§ Job: Starting at the first line of the data, print each line verbatim up to and including the line bearing "const tempC = [25, 121, 482, 760, 871, 871, 145];", omitting pictures.
** Begin Dataset extract **
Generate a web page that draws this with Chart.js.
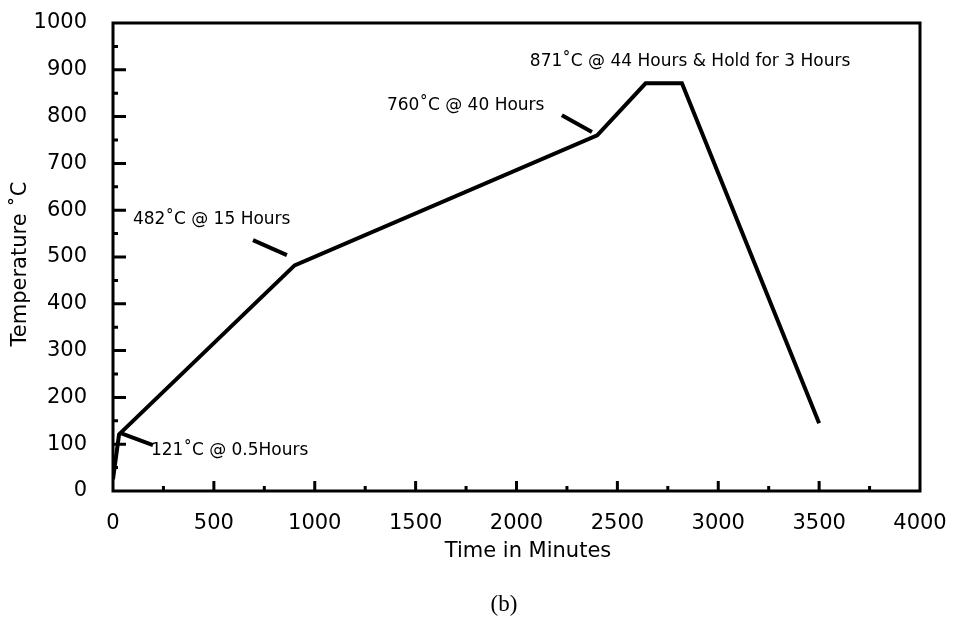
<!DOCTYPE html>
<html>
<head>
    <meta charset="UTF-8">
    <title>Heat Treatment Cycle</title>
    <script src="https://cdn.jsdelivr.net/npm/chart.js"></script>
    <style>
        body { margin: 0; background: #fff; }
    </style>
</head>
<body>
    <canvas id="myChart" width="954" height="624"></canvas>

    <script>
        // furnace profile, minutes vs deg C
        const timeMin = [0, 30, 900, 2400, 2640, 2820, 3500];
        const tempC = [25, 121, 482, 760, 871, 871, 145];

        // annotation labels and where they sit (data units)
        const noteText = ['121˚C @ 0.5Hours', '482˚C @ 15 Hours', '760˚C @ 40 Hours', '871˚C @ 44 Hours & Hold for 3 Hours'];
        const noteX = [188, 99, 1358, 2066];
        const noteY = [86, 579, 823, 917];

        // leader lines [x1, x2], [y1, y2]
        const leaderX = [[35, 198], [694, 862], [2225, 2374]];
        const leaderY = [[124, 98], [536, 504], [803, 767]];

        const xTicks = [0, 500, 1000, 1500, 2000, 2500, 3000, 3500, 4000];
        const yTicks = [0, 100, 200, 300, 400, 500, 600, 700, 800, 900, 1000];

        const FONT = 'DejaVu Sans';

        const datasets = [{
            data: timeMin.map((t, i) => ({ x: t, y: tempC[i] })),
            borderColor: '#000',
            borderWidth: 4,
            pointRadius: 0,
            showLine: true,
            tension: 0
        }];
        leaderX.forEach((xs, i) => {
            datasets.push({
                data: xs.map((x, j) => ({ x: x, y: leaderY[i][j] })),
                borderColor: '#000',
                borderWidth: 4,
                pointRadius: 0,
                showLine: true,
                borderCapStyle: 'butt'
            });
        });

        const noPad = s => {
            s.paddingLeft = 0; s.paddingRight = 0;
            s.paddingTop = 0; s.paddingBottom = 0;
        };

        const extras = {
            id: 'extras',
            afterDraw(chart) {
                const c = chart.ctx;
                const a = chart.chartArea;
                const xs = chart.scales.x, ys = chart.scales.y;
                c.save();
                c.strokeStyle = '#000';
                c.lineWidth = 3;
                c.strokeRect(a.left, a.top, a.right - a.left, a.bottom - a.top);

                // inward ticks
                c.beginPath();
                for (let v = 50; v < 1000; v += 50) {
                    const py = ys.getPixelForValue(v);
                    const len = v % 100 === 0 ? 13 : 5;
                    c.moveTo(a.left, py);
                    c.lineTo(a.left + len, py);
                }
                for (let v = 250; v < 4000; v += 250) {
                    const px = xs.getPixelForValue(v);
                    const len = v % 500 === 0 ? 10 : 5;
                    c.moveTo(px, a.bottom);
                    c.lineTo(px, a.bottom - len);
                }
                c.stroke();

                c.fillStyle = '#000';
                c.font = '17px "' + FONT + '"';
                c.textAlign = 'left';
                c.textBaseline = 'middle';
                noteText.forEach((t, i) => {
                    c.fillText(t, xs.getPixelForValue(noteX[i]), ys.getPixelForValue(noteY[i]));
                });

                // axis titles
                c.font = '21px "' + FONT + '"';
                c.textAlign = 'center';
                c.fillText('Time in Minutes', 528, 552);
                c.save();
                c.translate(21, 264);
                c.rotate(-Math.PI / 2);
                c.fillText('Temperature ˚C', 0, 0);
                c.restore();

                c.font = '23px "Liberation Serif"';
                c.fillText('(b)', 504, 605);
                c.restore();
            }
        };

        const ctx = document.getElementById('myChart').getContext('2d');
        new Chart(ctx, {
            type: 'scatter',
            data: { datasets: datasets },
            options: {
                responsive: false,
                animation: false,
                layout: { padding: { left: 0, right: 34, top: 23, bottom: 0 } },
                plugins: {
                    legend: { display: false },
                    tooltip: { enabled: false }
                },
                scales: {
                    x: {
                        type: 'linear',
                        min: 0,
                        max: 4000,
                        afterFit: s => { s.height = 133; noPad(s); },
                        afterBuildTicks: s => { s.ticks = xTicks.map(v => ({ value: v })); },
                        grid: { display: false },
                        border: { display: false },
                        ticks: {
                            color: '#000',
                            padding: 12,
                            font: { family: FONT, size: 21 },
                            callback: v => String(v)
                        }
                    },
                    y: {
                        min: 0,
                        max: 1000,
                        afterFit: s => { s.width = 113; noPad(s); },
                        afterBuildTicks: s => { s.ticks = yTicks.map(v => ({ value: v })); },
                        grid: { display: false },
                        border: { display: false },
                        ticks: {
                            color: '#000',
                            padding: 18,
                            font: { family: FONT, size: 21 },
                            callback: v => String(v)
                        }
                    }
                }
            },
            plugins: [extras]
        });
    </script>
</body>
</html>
** End Dataset extract **
§ Correct result:
Generate a web page that draws this with Chart.js.
<!DOCTYPE html>
<html>
<head>
    <meta charset="UTF-8">
    <title>Heat Treatment Cycle</title>
    <script src="https://cdn.jsdelivr.net/npm/chart.js"></script>
    <style>
        body { margin: 0; background: #fff; }
    </style>
</head>
<body>
    <canvas id="myChart" width="954" height="624"></canvas>

    <script>
        // furnace profile, minutes vs deg C
        const timeMin = [0, 30, 900, 2400, 2640, 2820, 3500];
        const tempC = [25, 121, 482, 760, 871, 871, 145];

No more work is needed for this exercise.